An electrochemical reaction will occur in any aqueous environment provided four criteria are met. The criteria are: (1) Something must oxidize, which is known as the anode; (2) something else must reduce, which is known as the cathode; (3) both surfaces must be immersed in the same aqueous environment capable of carrying charge, and; (4) there must be an electrically conductive pathway present between the two surfaces outside of the aqueous environment, allowing for the transport of electron(s). When all four criteria exist, the anode, which can be either a metal or alloy, undergoes oxidation (corrosion).
The role of anode or cathode for a given couple will change as the members of the couple change according to the potentials with respect to one another. The metal with the more negative reduction potential will spontaneously undergo oxidation. The reduction potentials are measured against a standard hydrogen electrode, (SHE), whose potential is assigned the value of 0.00 V at 25°C, 1 atm hydrogen fugacity and unit activity of hydrogen ion. A series of metals in a 1 Molar solution of their own ions measured against the SHE is known as the EMF (ElectroMotive Force) series.
Use of these potentials can determine which of two metals will spontaneously assume the roles of anode and cathode. However, it is rare that two metals are in contact with each other in a solution of their own ions. In addition, alloy potentials are not listed in an EMF series. For these reasons, a more practical tool for determining which metal alloy will corrode (when in contact with each other in a conductive environment) is the galvanic series.
A galvanic series is a list of metals and alloys arranged according to their corrosion potentials as measured in a given environment and presented in tabular or graphical form. Although a galvanic series is most useful for predicting the active metal or alloy in the environment represented in the series, the galvanic series constructed in seawater is the most widely used because it can be applied with caution to similar environments such as other natural waters and uncontaminated atmospheres.
A galvanic series is a tool for predicting which one of two dissimilar metals (and/or alloys) will undergo an accelerated corrosion while in contact with each other in a conductive environment. Since galvanic corrosion is an electrochemical reaction, the four criteria mentioned above still must be met for corrosion to occur. The metal or alloy possessing the more negative (active) potential tends to suffer accelerated corrosion, while the metal or alloy possessing the more positive (noble) potential tends to remain practically unaffected.
Although galvanic series cannot predict corrosion rates, the rate does depend on four factors, one of which is the potential difference that can be estimated from the galvanic series. The first and most significant factor to consider is the environment. Sometimes the potential can reverse for a couple in different environments. This is the reason it is always favored to construct a galvanic series in the environment of interest.

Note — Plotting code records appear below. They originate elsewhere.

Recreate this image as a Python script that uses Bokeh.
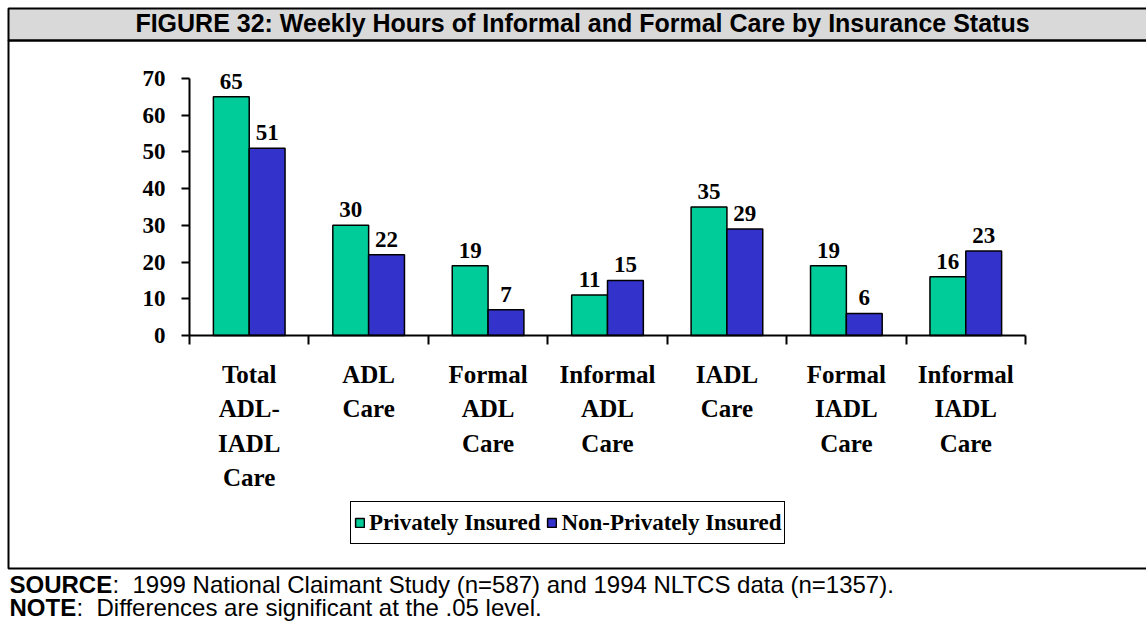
from bokeh.plotting import figure
from bokeh.models import (Range1d, FixedTicker, ColumnDataSource, Label,
                          BoxAnnotation, Legend, LegendItem)
from bokeh.transform import dodge
from bokeh.core.properties import value
from bokeh.embed import file_html
from bokeh.resources import INLINE

# ---------------- data ----------------
categories = ["Total\nADL-\nIADL\nCare", "ADL\nCare", "Formal\nADL\nCare",
              "Informal\nADL\nCare", "IADL\nCare", "Formal\nIADL\nCare",
              "Informal\nIADL\nCare"]
privately_insured = [65, 30, 19, 11, 35, 19, 16]
non_privately_insured = [51, 22, 7, 15, 29, 6, 23]
series_names = ["Privately Insured", "Non-Privately Insured"]
y_ticks = [0, 10, 20, 30, 40, 50, 60, 70]

title_text = "FIGURE 32: Weekly Hours of Informal and Formal Care by Insurance Status"
source_head = "SOURCE"
source_text = ":\u00a0\u00a01999 National Claimant Study (n=587) and 1994 NLTCS data (n=1357)."
note_head = "NOTE"
note_text = ":\u00a0\u00a0Differences are significant at the .05 level."

# ---------------- styles / layout ----------------
GREEN = "#00CC99"
BLUE = "#3333CC"
SERIF = "Liberation Serif"
SANS = "Liberation Sans"
W, H = 1146, 628
AX_L, AX_R, AX_B, AX_T = 189, 1025, 335, 78   # pixel box of the chart axes
N = len(categories)
YMAX = y_ticks[-1]
PXX = (AX_R - AX_L) / N
PXY = (AX_B - AX_T) / YMAX

def dx(px):  # page pixel -> data x
    return (px - AX_L) / PXX

def dy(py):  # page pixel -> data y
    return (AX_B - py) / PXY

centers = [i + 0.5 for i in range(N)]
source = ColumnDataSource(dict(
    x=centers,
    priv=privately_insured,
    nonpriv=non_privately_insured,
    priv_lbl=[str(v) for v in privately_insured],
    nonpriv_lbl=[str(v) for v in non_privately_insured],
))

p = figure(width=W, height=H, output_backend="svg", toolbar_location=None,
           x_range=Range1d(dx(0), dx(W)), y_range=Range1d(dy(H), dy(0)),
           min_border=0)
p.outline_line_color = None
p.xgrid.visible = False
p.ygrid.visible = False
p.background_fill_color = "white"
p.border_fill_color = "white"

r1 = p.vbar(x=dodge("x", -0.15, range=p.x_range), top="priv", width=0.3,
            source=source, fill_color=GREEN, line_color="black", line_width=1.5)
r2 = p.vbar(x=dodge("x", 0.15, range=p.x_range), top="nonpriv", width=0.3,
            source=source, fill_color=BLUE, line_color="black", line_width=1.5)

lbl_kw = dict(text_font=value(SERIF), text_font_style="bold",
              text_font_size="23px", text_align="center",
              text_baseline="bottom", y_offset=-8, text_color="black")
p.text(x=dodge("x", -0.15, range=p.x_range), y="priv", text="priv_lbl",
       source=source, **lbl_kw)
p.text(x=dodge("x", 0.15, range=p.x_range), y="nonpriv", text="nonpriv_lbl",
       source=source, **lbl_kw)

# y axis (fixed at x = 0)
ya = p.yaxis[0]
ya.fixed_location = 0
ya.ticker = FixedTicker(ticks=y_ticks)
ya.bounds = (0, YMAX)
ya.axis_line_width = 2
ya.major_tick_line_width = 2
ya.major_tick_in = 0
ya.major_tick_out = 8
ya.minor_tick_line_color = None
ya.major_label_text_font = SERIF
ya.major_label_text_font_style = "bold"
ya.major_label_text_font_size = "23px"
ya.major_label_text_color = "black"
ya.major_label_standoff = 16

# x axis (fixed at y = 0)
xa = p.xaxis[0]
xa.fixed_location = 0
xa.ticker = FixedTicker(ticks=centers, minor_ticks=list(range(N + 1)))
xa.bounds = (0, N)
xa.axis_line_width = 2
xa.major_tick_in = 0
xa.major_tick_out = 0
xa.minor_tick_in = 0
xa.minor_tick_out = 9
xa.minor_tick_line_width = 2
xa.major_label_overrides = {c: n for c, n in zip(centers, categories)}
xa.major_label_text_font = SERIF
xa.major_label_text_font_style = "bold"
xa.major_label_text_font_size = "25px"
xa.major_label_text_color = "black"
xa.major_label_text_line_height = 1.28
xa.major_label_standoff = 16

# legend
legend = Legend(items=[LegendItem(label=series_names[0], renderers=[r1]),
                       LegendItem(label=series_names[1], renderers=[r2])],
                orientation="horizontal", location=(350, H - 544),
                label_text_font=SERIF, label_text_font_style="bold",
                label_text_font_size="23px", label_text_color="black",
                glyph_width=11, glyph_height=11,
                label_height=35, label_standoff=4, spacing=6, padding=3,
                margin=0, border_line_color="black", border_line_width=1.5,
                border_line_alpha=1,
                background_fill_color="white", background_fill_alpha=1)
p.add_layout(legend, "center")

# title band and frame lines
p.add_layout(BoxAnnotation(left=dx(8), right=dx(W + 20), top=dy(8), bottom=dy(40),
                           fill_color="#D9D9D9", fill_alpha=1,
                           line_color="black", line_alpha=1, line_width=2,
                           level="underlay"))
p.add_layout(BoxAnnotation(left=dx(8), right=dx(W + 20), top=dy(40), bottom=dy(568),
                           fill_alpha=0, line_color="black", line_alpha=1,
                           line_width=2))

p.add_layout(Label(x=dx(582), y=dy(22), text=title_text, text_font=SANS,
                   text_font_style="bold", text_font_size="25px",
                   text_align="center", text_baseline="alphabetic",
                   text_color="black"))

foot_kw = dict(text_font=SANS, text_font_size="24px",
               text_baseline="alphabetic", text_color="black")
p.add_layout(Label(x=dx(9), y=dy(584), text=source_head,
                   text_font_style="bold", **foot_kw))
p.add_layout(Label(x=dx(9 + 103), y=dy(584), text=source_text, **foot_kw))
p.add_layout(Label(x=dx(9), y=dy(607), text=note_head,
                   text_font_style="bold", **foot_kw))
p.add_layout(Label(x=dx(9 + 67), y=dy(607), text=note_text, **foot_kw))

open("out.html", "w").write(file_html(p, INLINE))
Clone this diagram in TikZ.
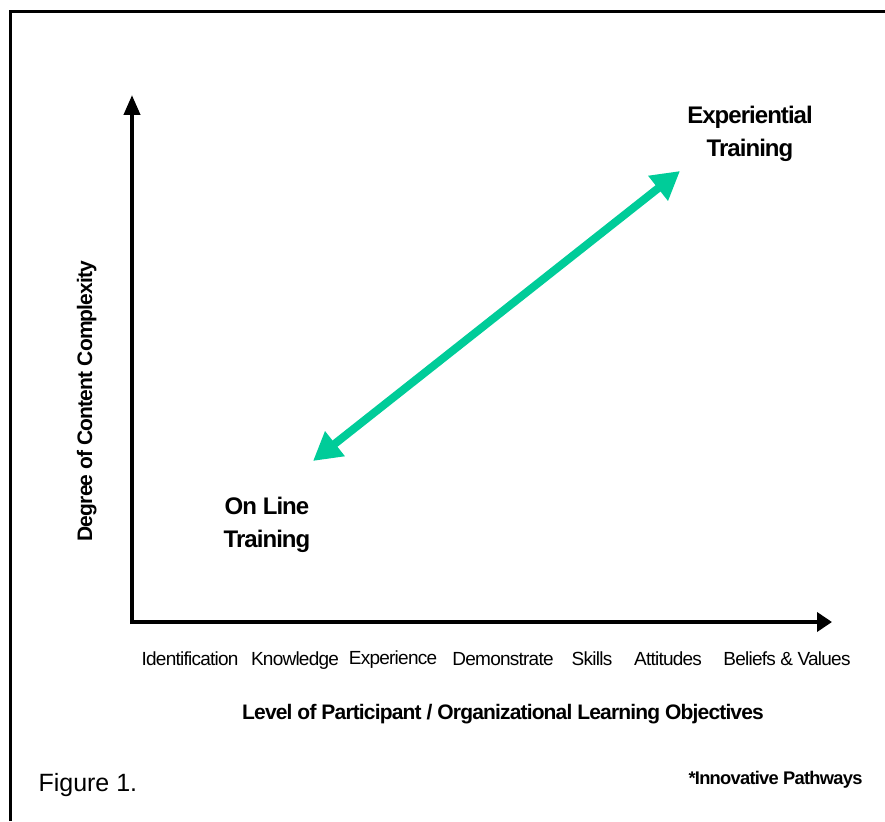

The second factor contributing to the corrosion rate is the potential difference between the couple. The farther apart from each other the two metals or alloys are in the table (i.e., the greater the potential difference between them), the more severe the attack will be on the active metal or alloy.
The third factor deals with the ratio of the cathodic to anodic areas. A particularly unfavorable condition to set up between the couple is one in which there is a large cathode to small anode area ratio because, for a given current flow, the current density will be larger for the smaller anode area; hence the corrosion will proceed at a greater rate. The fourth factor is the distance from the junction between the couple. The greatest amount of corrosion will occur at the junction.
The following graph is for a galvanic series in simulated seawater. Unless noted, the data was acquired using the specifications set forth by ASTM 82 (Standard Guide for Development and Use of a Galvanic Series for Electrochemical Measurements in Corrosion Testing). The seawater was prepared according to the guidelines in ASTM D1141 (Standard Specifications for Substitute Ocean Water) except for the addition of SrCl2.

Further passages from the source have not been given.